Sir Martin’s inspiration:

Magdalen College Record 1993

In 1961 I was elected a Junior Research Fellow at Merton College, Oxford, which became my academic home and research base for almost twenty years. A year after my election – in tandem with my Oxford position – Churchill’s son Randolph asked me to join his research team on the life of his father, which he had just begun to write. I began work the junior on a team of five. For the next six years I would live at Oxford, and teach and write at Merton College, but be prepared to travel across country to work in the Churchill archive whenever Randolph summoned me.

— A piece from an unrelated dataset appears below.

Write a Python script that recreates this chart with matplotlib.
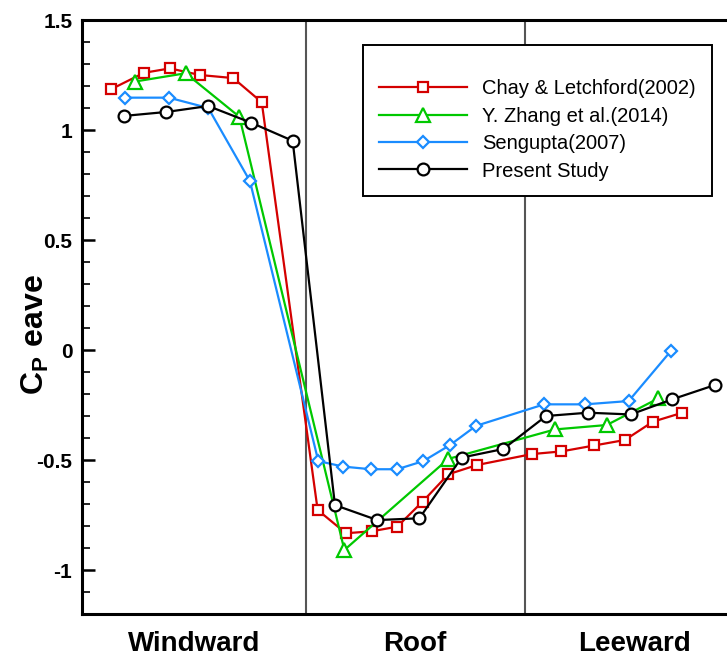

I had seen Randolph once, at the bar of the eponymous hotel. He was shouting and seemed to be drunk. So I imagined that working for him would last for only two or three months, assuming I survived the first two or three weeks, or even hours. Despite my misgivings I drove over to see him in Suffolk, enjoyed a lively historical argument over dinner, and came to an arrangement whereby I worked three days at his house and three days at Merton, mostly teaching. The seventh day was devoted to driving across country.

A few months turned into five years. Working for Randolph taught me a great deal about how to find out the most obscure historical points. He turned me into a master of reference books! He also told me that he was not interested in defending his father (whom he adored) but in telling the true story.

In 1968 Randolph died and I was asked to take on his work. The government had recently abandoned the fifty-year rule for closed documents, and replaced it with thirty-year rule, so a mass of new material suddenly became available, and the original four volume plan was extended to eight volumes. In addition, Randolph had taken as his methodological theme the nineteenth century concept of Walter Scott’s biographer (Lockhart), ‘he shall be his own biographer’. I replaced this by the more twentieth – century concept of letting the voices of family, friends, colleagues, critics, and opponents, and their diverse arguments, also be heard. Churchill’s wife was a particularly acute critic; her method of setting down her points in writing, for him to see at the breakfast table (he always breakfasted alone) was a boon to the historian.

I delved in the archives for twenty years. My work took me as far east as Clacutta, as far south as Port Elizabeth, and as far west as San Francisco. One kind commentator suggested that by the time my task was done I should have lost my eyesight and become permanently stooped, but when I finished the eighth volume in 1988 I could still see, and am still fairly upright in posture.

My current task is to complete a multi-volume document set covering every aspect of Churchill’s life: political, personal, and literary. The idea of these document volumes came from Randolph,who realised just how many golden nuggets would have to be excluded within the (relatively) confined space of the narrative volumes. He published five volumes of documents (the last three posthumously). I then produced a further eight of these volumes, taking Churchill’s story up to the outbreak of war in 1939. Part of my method was to make use of the recollections of his contemporaries, including secretaries, chauffeurs, and literary assistants: among the latter was Alan Bullock, later Master of St Catherine’s, who provided Churchill with notes on the early history of Australia and New Zealand.

Although Churchill had not been at Oxford, or at any other university, he constantly turned to Oxford men for help. I have published some of his correspondence with, among others, Keith Feiling, GM Young, and Isaiah Berlin. His chief literary helper over three decades was Bill Deakin, later Warden of St Antony’s. Maurice Shock, later Rector of Lincoln, was also enlisted to help. So, despite having to live in London to work in the archives (mostly the Public Record Office at Kew) I never felt totally cut off from Oxford. Merton, which has kept me on as a Fellow since 1962, is remarkably tolerant of so often absent a colleague.

This year I embarked on the last lap of my Churchill task: a seven-volume set of his wartime papers. The first of these volumes came out in June, entitled “At the Admiralty”. The second volume, “Never Surrender”, is going to the printer as I write these words. The third volume, “The Ever- Widening War”, is on my desk being edited now. My aim is to have it all done by the end of the century.